Set problem:
Return the material exactly as supplied, apart from the pictures, which are omitted.

— Start Supplied records —

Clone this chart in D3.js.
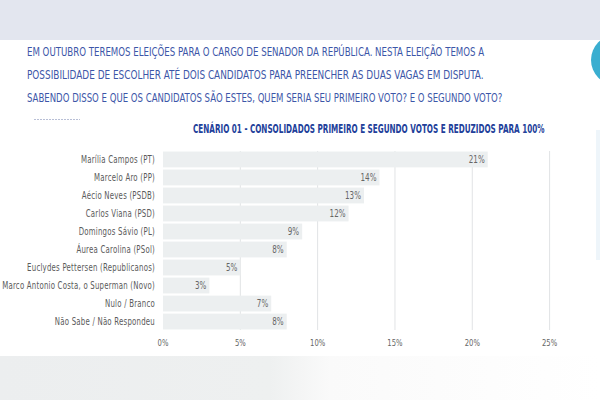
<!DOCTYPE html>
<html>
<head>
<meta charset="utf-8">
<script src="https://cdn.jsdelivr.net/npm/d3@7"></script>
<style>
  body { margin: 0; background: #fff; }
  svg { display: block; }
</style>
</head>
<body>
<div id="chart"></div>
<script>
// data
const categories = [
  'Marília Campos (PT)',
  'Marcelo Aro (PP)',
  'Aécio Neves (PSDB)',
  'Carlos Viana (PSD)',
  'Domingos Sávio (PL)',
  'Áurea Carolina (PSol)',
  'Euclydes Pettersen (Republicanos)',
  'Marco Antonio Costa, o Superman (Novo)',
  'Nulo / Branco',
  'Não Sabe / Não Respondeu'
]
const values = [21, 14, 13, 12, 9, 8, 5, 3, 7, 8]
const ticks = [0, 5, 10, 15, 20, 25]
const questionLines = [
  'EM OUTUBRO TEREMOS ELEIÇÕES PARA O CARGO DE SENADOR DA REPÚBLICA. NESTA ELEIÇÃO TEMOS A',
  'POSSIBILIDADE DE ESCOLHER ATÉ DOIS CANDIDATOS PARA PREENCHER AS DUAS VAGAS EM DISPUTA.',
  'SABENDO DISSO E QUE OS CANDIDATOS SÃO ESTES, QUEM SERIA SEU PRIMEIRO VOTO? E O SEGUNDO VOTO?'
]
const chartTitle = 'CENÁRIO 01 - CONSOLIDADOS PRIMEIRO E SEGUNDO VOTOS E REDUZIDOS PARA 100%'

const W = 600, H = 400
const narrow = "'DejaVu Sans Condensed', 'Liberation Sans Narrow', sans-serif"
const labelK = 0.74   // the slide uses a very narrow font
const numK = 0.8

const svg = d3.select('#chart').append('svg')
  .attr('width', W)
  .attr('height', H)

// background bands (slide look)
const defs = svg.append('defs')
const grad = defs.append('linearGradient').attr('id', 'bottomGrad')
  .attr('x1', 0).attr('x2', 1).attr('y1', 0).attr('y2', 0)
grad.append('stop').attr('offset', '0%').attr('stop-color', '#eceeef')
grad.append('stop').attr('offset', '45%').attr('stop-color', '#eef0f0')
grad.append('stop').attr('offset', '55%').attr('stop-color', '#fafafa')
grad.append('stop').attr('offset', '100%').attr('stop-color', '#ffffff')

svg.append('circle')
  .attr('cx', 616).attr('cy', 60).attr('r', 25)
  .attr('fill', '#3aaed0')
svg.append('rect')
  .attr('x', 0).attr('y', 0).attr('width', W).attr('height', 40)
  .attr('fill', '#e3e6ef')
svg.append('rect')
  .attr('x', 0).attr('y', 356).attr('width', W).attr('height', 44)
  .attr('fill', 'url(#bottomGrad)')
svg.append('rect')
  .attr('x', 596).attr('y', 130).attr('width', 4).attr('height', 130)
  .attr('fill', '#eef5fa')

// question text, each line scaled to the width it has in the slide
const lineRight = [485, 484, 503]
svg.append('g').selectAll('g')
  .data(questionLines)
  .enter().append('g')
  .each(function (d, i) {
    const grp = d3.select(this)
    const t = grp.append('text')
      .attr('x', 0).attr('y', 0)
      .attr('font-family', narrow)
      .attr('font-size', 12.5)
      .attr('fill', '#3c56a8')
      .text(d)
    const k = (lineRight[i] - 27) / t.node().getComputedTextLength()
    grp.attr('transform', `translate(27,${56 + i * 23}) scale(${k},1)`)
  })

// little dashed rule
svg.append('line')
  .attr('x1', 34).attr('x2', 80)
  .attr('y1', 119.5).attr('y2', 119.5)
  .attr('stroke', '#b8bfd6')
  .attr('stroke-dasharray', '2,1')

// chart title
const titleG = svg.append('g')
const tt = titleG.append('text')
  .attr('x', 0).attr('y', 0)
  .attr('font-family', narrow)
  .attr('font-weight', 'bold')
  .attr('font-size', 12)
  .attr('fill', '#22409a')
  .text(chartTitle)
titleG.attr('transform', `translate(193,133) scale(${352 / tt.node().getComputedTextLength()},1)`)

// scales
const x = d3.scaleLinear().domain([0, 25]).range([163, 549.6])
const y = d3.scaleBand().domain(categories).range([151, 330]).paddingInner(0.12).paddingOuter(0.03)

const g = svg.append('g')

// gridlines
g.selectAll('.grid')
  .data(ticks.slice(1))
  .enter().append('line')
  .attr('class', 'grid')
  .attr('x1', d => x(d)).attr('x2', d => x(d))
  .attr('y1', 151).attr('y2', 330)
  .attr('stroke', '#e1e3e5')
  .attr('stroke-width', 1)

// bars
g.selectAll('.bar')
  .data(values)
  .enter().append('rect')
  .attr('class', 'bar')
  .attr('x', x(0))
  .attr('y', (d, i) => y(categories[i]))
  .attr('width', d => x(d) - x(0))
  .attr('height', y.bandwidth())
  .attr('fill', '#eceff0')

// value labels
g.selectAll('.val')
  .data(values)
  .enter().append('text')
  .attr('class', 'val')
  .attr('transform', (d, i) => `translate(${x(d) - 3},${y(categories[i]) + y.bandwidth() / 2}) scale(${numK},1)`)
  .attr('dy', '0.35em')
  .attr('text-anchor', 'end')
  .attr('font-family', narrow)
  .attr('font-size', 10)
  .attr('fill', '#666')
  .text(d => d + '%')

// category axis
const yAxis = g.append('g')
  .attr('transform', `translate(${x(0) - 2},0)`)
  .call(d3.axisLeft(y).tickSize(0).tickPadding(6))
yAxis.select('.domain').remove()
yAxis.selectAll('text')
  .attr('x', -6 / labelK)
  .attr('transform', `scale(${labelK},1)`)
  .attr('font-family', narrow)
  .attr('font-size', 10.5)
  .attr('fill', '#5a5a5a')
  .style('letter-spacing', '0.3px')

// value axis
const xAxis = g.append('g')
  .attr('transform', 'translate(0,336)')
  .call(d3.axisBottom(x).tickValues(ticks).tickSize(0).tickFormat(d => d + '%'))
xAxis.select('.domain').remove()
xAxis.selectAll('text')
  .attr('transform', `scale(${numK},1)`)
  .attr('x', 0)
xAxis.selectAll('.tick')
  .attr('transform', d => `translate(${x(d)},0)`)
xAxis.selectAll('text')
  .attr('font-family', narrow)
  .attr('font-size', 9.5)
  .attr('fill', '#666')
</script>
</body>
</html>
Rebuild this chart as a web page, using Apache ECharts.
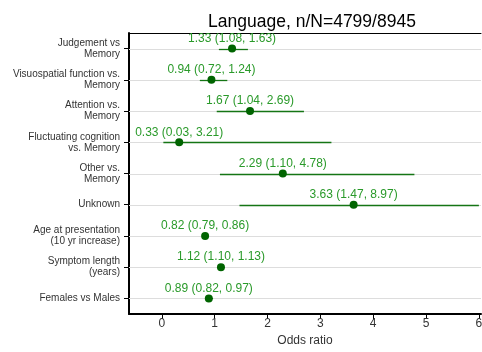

— End Supplied records —

Written answer:
Clone this chart in D3.js.
<!DOCTYPE html>
<html>
<head>
<meta charset="utf-8">
<script src="https://cdn.jsdelivr.net/npm/d3@7"></script>
<style>
  body { margin: 0; background: #fff; }
  svg { display: block; }
</style>
</head>
<body>
<div id="chart"></div>
<script>
// data
const categories = [
  'Marília Campos (PT)',
  'Marcelo Aro (PP)',
  'Aécio Neves (PSDB)',
  'Carlos Viana (PSD)',
  'Domingos Sávio (PL)',
  'Áurea Carolina (PSol)',
  'Euclydes Pettersen (Republicanos)',
  'Marco Antonio Costa, o Superman (Novo)',
  'Nulo / Branco',
  'Não Sabe / Não Respondeu'
]
const values = [21, 14, 13, 12, 9, 8, 5, 3, 7, 8]
const ticks = [0, 5, 10, 15, 20, 25]
const questionLines = [
  'EM OUTUBRO TEREMOS ELEIÇÕES PARA O CARGO DE SENADOR DA REPÚBLICA. NESTA ELEIÇÃO TEMOS A',
  'POSSIBILIDADE DE ESCOLHER ATÉ DOIS CANDIDATOS PARA PREENCHER AS DUAS VAGAS EM DISPUTA.',
  'SABENDO DISSO E QUE OS CANDIDATOS SÃO ESTES, QUEM SERIA SEU PRIMEIRO VOTO? E O SEGUNDO VOTO?'
]
const chartTitle = 'CENÁRIO 01 - CONSOLIDADOS PRIMEIRO E SEGUNDO VOTOS E REDUZIDOS PARA 100%'

const W = 600, H = 400
const narrow = "'DejaVu Sans Condensed', 'Liberation Sans Narrow', sans-serif"
const labelK = 0.74   // the slide uses a very narrow font
const numK = 0.8

const svg = d3.select('#chart').append('svg')
  .attr('width', W)
  .attr('height', H)

// background bands (slide look)
const defs = svg.append('defs')
const grad = defs.append('linearGradient').attr('id', 'bottomGrad')
  .attr('x1', 0).attr('x2', 1).attr('y1', 0).attr('y2', 0)
grad.append('stop').attr('offset', '0%').attr('stop-color', '#eceeef')
grad.append('stop').attr('offset', '45%').attr('stop-color', '#eef0f0')
grad.append('stop').attr('offset', '55%').attr('stop-color', '#fafafa')
grad.append('stop').attr('offset', '100%').attr('stop-color', '#ffffff')

svg.append('circle')
  .attr('cx', 616).attr('cy', 60).attr('r', 25)
  .attr('fill', '#3aaed0')
svg.append('rect')
  .attr('x', 0).attr('y', 0).attr('width', W).attr('height', 40)
  .attr('fill', '#e3e6ef')
svg.append('rect')
  .attr('x', 0).attr('y', 356).attr('width', W).attr('height', 44)
  .attr('fill', 'url(#bottomGrad)')
svg.append('rect')
  .attr('x', 596).attr('y', 130).attr('width', 4).attr('height', 130)
  .attr('fill', '#eef5fa')

// question text, each line scaled to the width it has in the slide
const lineRight = [485, 484, 503]
svg.append('g').selectAll('g')
  .data(questionLines)
  .enter().append('g')
  .each(function (d, i) {
    const grp = d3.select(this)
    const t = grp.append('text')
      .attr('x', 0).attr('y', 0)
      .attr('font-family', narrow)
      .attr('font-size', 12.5)
      .attr('fill', '#3c56a8')
      .text(d)
    const k = (lineRight[i] - 27) / t.node().getComputedTextLength()
    grp.attr('transform', `translate(27,${56 + i * 23}) scale(${k},1)`)
  })

// little dashed rule
svg.append('line')
  .attr('x1', 34).attr('x2', 80)
  .attr('y1', 119.5).attr('y2', 119.5)
  .attr('stroke', '#b8bfd6')
  .attr('stroke-dasharray', '2,1')

// chart title
const titleG = svg.append('g')
const tt = titleG.append('text')
  .attr('x', 0).attr('y', 0)
  .attr('font-family', narrow)
  .attr('font-weight', 'bold')
  .attr('font-size', 12)
  .attr('fill', '#22409a')
  .text(chartTitle)
titleG.attr('transform', `translate(193,133) scale(${352 / tt.node().getComputedTextLength()},1)`)

// scales
const x = d3.scaleLinear().domain([0, 25]).range([163, 549.6])
const y = d3.scaleBand().domain(categories).range([151, 330]).paddingInner(0.12).paddingOuter(0.03)

const g = svg.append('g')

// gridlines
g.selectAll('.grid')
  .data(ticks.slice(1))
  .enter().append('line')
  .attr('class', 'grid')
  .attr('x1', d => x(d)).attr('x2', d => x(d))
  .attr('y1', 151).attr('y2', 330)
  .attr('stroke', '#e1e3e5')
  .attr('stroke-width', 1)

// bars
g.selectAll('.bar')
  .data(values)
  .enter().append('rect')
  .attr('class', 'bar')
  .attr('x', x(0))
  .attr('y', (d, i) => y(categories[i]))
  .attr('width', d => x(d) - x(0))
  .attr('height', y.bandwidth())
  .attr('fill', '#eceff0')

// value labels
g.selectAll('.val')
  .data(values)
  .enter().append('text')
  .attr('class', 'val')
  .attr('transform', (d, i) => `translate(${x(d) - 3},${y(categories[i]) + y.bandwidth() / 2}) scale(${numK},1)`)
  .attr('dy', '0.35em')
  .attr('text-anchor', 'end')
  .attr('font-family', narrow)
  .attr('font-size', 10)
  .attr('fill', '#666')
  .text(d => d + '%')

// category axis
const yAxis = g.append('g')
  .attr('transform', `translate(${x(0) - 2},0)`)
  .call(d3.axisLeft(y).tickSize(0).tickPadding(6))
yAxis.select('.domain').remove()
yAxis.selectAll('text')
  .attr('x', -6 / labelK)
  .attr('transform', `scale(${labelK},1)`)
  .attr('font-family', narrow)
  .attr('font-size', 10.5)
  .attr('fill', '#5a5a5a')
  .style('letter-spacing', '0.3px')

// value axis
const xAxis = g.append('g')
  .attr('transform', 'translate(0,336)')
  .call(d3.axisBottom(x).tickValues(ticks).tickSize(0).tickFormat(d => d + '%'))
xAxis.select('.domain').remove()
xAxis.selectAll('text')
  .attr('transform', `scale(${numK},1)`)
  .attr('x', 0)
xAxis.selectAll('.tick')
  .attr('transform', d => `translate(${x(d)},0)`)
xAxis.selectAll('text')
  .attr('font-family', narrow)
  .attr('font-size', 9.5)
  .attr('fill', '#666')
</script>
</body>
</html>
Rebuild this chart as a web page, using Apache ECharts.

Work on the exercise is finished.